→ TASK
Will you output the entries below exactly, skipping every image they contain?
— START OF RECORD SET —
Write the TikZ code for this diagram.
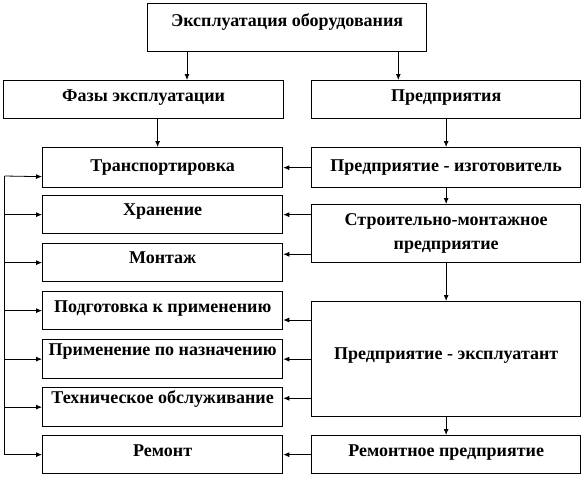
\documentclass[tikz,border=0pt]{standalone}
\usepackage{fontspec}
\setmainfont{Liberation Serif}
\usetikzlibrary{arrows.meta}

\begin{document}
\begin{tikzpicture}
    [x=1pt, y=-1pt,
     bx/.style={rectangle, draw, line width=1.3pt, anchor=north west, inner sep=0pt,
                font=\bfseries\fontsize{18}{24}\selectfont, align=center},
     ph/.style={bx, minimum width=240pt},
     en/.style={bx, minimum width=269pt},
     lift/.style={text height=12pt, text depth=#1},
     ar/.style={-{Latex[length=6pt, width=5pt]}, line width=0.8pt}]

    \useasboundingbox (0,0) rectangle (583,477);

    \node [bx, minimum width=279pt, minimum height=48pt, lift=14pt] (top) at (147,3) {Эксплуатация оборудования};

    \node [bx, minimum width=280pt, minimum height=38pt, lift=8pt] (faz) at (3,80) {Фазы эксплуатации};
    \node [en, minimum height=38pt, lift=8pt] (pred) at (311,80) {Предприятия};

    \node [ph, minimum height=40pt] (trans) at (42,147) {Транспортировка};
    \node [ph, minimum height=38pt, lift=10pt] (hran) at (42,195) {Хранение};
    \node [ph, minimum height=38pt, lift=10pt] (mont) at (42,243) {Монтаж};
    \node [ph, minimum height=38pt, lift=9pt] (podg) at (42,291) {Подготовка к применению};
    \node [ph, minimum height=39pt, lift=19pt] (prim) at (42,339) {Применение по назначению};
    \node [ph, minimum height=39pt, lift=20pt] (tech) at (42,387) {Техническое обслуживание};
    \node [ph, minimum height=38pt, lift=8pt] (rem) at (42,435) {Ремонт};

    \node [en, minimum height=40pt] (izg) at (311,147) {Предприятие - изготовитель};
    \node [en, minimum height=58pt] (stroy) at (311,204) {Строительно-монтажное\\предприятие};
    \node [en, minimum height=115pt, lift=11pt] (expl) at (311,301) {Предприятие - эксплуатант};
    \node [en, minimum height=38pt, lift=8pt] (remp) at (311,435) {Ремонтное предприятие};

    % top level
    \draw [ar] ([xshift=40pt] top.south west) -- ([xshift=40pt] top.south west |- faz.north);
    \draw [ar] ([xshift=-29pt] top.south east) -- ([xshift=-29pt] top.south east |- pred.north);
    \draw [ar] ([xshift=-5pt] trans.north |- faz.south) -- ([xshift=-5pt] trans.north);

    % enterprises chain
    \draw [ar] (pred.south) -- (izg.north);
    \draw [ar] (izg.south) -- (stroy.north);
    \draw [ar] (stroy.south) -- (expl.north);
    \draw [ar] (expl.south) -- (remp.north);

    % enterprises to phases
    \draw [ar] (izg.west) -- (trans.east);
    \draw [ar] (stroy.west |- hran.east) -- (hran.east);
    \draw [ar] ([yshift=9pt] stroy.south west) -- ([yshift=9pt] stroy.south west -| mont.east);
    \draw [ar] ([yshift=-19pt] expl.north west) -- ([yshift=-19pt] expl.north west -| podg.east);
    \draw [ar] (expl.west |- prim.east) -- (prim.east);
    \draw [ar] ([yshift=19pt] expl.south west) -- ([yshift=19pt] expl.south west -| tech.east);
    \draw [ar] (remp.west) -- (rem.east);

    % left bus
    \coordinate (bus) at (4.5,176);
    \draw [line width=0.8pt] (bus) -- (bus |- rem.west);
    \draw [ar] (bus) -- ([yshift=-9pt] trans.west);
    \draw [ar] (bus |- hran.west) -- (hran.west);
    \draw [ar] (bus |- mont.west) -- (mont.west);
    \draw [ar] (bus |- podg.west) -- (podg.west);
    \draw [ar] (bus |- prim.west) -- (prim.west);
    \draw [ar] (bus |- tech.west) -- (tech.west);
    \draw [ar] (bus |- rem.west) -- (rem.west);
\end{tikzpicture}
\end{document}
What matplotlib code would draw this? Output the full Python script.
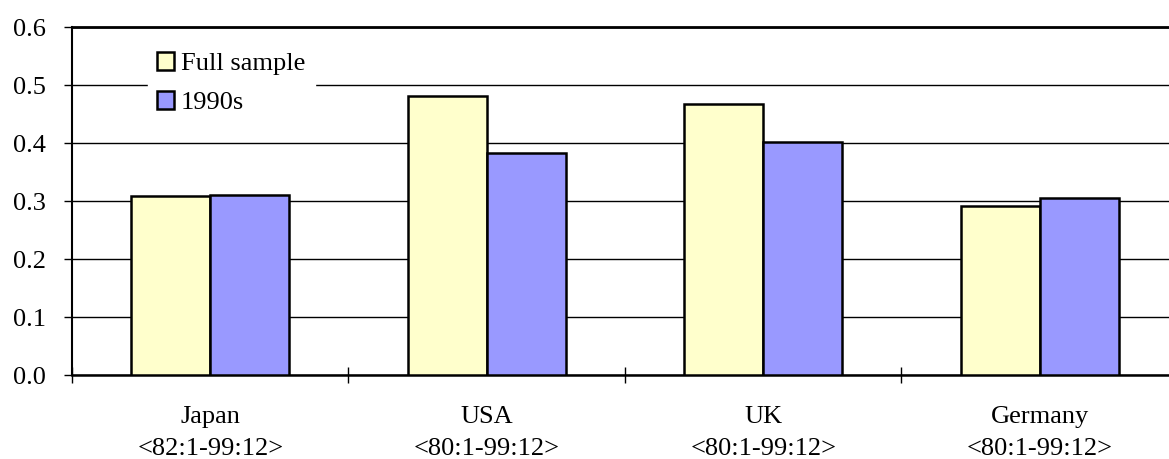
— END OF RECORD SET —
→ RESPONSE BELOW
Write the TikZ code for this diagram.
\documentclass[tikz,border=0pt]{standalone}
\usepackage{fontspec}
\setmainfont{Liberation Serif}
\usetikzlibrary{arrows.meta}

\begin{document}
\begin{tikzpicture}
    [x=1pt, y=-1pt,
     bx/.style={rectangle, draw, line width=1.3pt, anchor=north west, inner sep=0pt,
                font=\bfseries\fontsize{18}{24}\selectfont, align=center},
     ph/.style={bx, minimum width=240pt},
     en/.style={bx, minimum width=269pt},
     lift/.style={text height=12pt, text depth=#1},
     ar/.style={-{Latex[length=6pt, width=5pt]}, line width=0.8pt}]

    \useasboundingbox (0,0) rectangle (583,477);

    \node [bx, minimum width=279pt, minimum height=48pt, lift=14pt] (top) at (147,3) {Эксплуатация оборудования};

    \node [bx, minimum width=280pt, minimum height=38pt, lift=8pt] (faz) at (3,80) {Фазы эксплуатации};
    \node [en, minimum height=38pt, lift=8pt] (pred) at (311,80) {Предприятия};

    \node [ph, minimum height=40pt] (trans) at (42,147) {Транспортировка};
    \node [ph, minimum height=38pt, lift=10pt] (hran) at (42,195) {Хранение};
    \node [ph, minimum height=38pt, lift=10pt] (mont) at (42,243) {Монтаж};
    \node [ph, minimum height=38pt, lift=9pt] (podg) at (42,291) {Подготовка к применению};
    \node [ph, minimum height=39pt, lift=19pt] (prim) at (42,339) {Применение по назначению};
    \node [ph, minimum height=39pt, lift=20pt] (tech) at (42,387) {Техническое обслуживание};
    \node [ph, minimum height=38pt, lift=8pt] (rem) at (42,435) {Ремонт};

    \node [en, minimum height=40pt] (izg) at (311,147) {Предприятие - изготовитель};
    \node [en, minimum height=58pt] (stroy) at (311,204) {Строительно-монтажное\\предприятие};
    \node [en, minimum height=115pt, lift=11pt] (expl) at (311,301) {Предприятие - эксплуатант};
    \node [en, minimum height=38pt, lift=8pt] (remp) at (311,435) {Ремонтное предприятие};

    % top level
    \draw [ar] ([xshift=40pt] top.south west) -- ([xshift=40pt] top.south west |- faz.north);
    \draw [ar] ([xshift=-29pt] top.south east) -- ([xshift=-29pt] top.south east |- pred.north);
    \draw [ar] ([xshift=-5pt] trans.north |- faz.south) -- ([xshift=-5pt] trans.north);

    % enterprises chain
    \draw [ar] (pred.south) -- (izg.north);
    \draw [ar] (izg.south) -- (stroy.north);
    \draw [ar] (stroy.south) -- (expl.north);
    \draw [ar] (expl.south) -- (remp.north);

    % enterprises to phases
    \draw [ar] (izg.west) -- (trans.east);
    \draw [ar] (stroy.west |- hran.east) -- (hran.east);
    \draw [ar] ([yshift=9pt] stroy.south west) -- ([yshift=9pt] stroy.south west -| mont.east);
    \draw [ar] ([yshift=-19pt] expl.north west) -- ([yshift=-19pt] expl.north west -| podg.east);
    \draw [ar] (expl.west |- prim.east) -- (prim.east);
    \draw [ar] ([yshift=19pt] expl.south west) -- ([yshift=19pt] expl.south west -| tech.east);
    \draw [ar] (remp.west) -- (rem.east);

    % left bus
    \coordinate (bus) at (4.5,176);
    \draw [line width=0.8pt] (bus) -- (bus |- rem.west);
    \draw [ar] (bus) -- ([yshift=-9pt] trans.west);
    \draw [ar] (bus |- hran.west) -- (hran.west);
    \draw [ar] (bus |- mont.west) -- (mont.west);
    \draw [ar] (bus |- podg.west) -- (podg.west);
    \draw [ar] (bus |- prim.west) -- (prim.west);
    \draw [ar] (bus |- tech.west) -- (tech.west);
    \draw [ar] (bus |- rem.west) -- (rem.west);
\end{tikzpicture}
\end{document}
What matplotlib code would draw this? Output the full Python script.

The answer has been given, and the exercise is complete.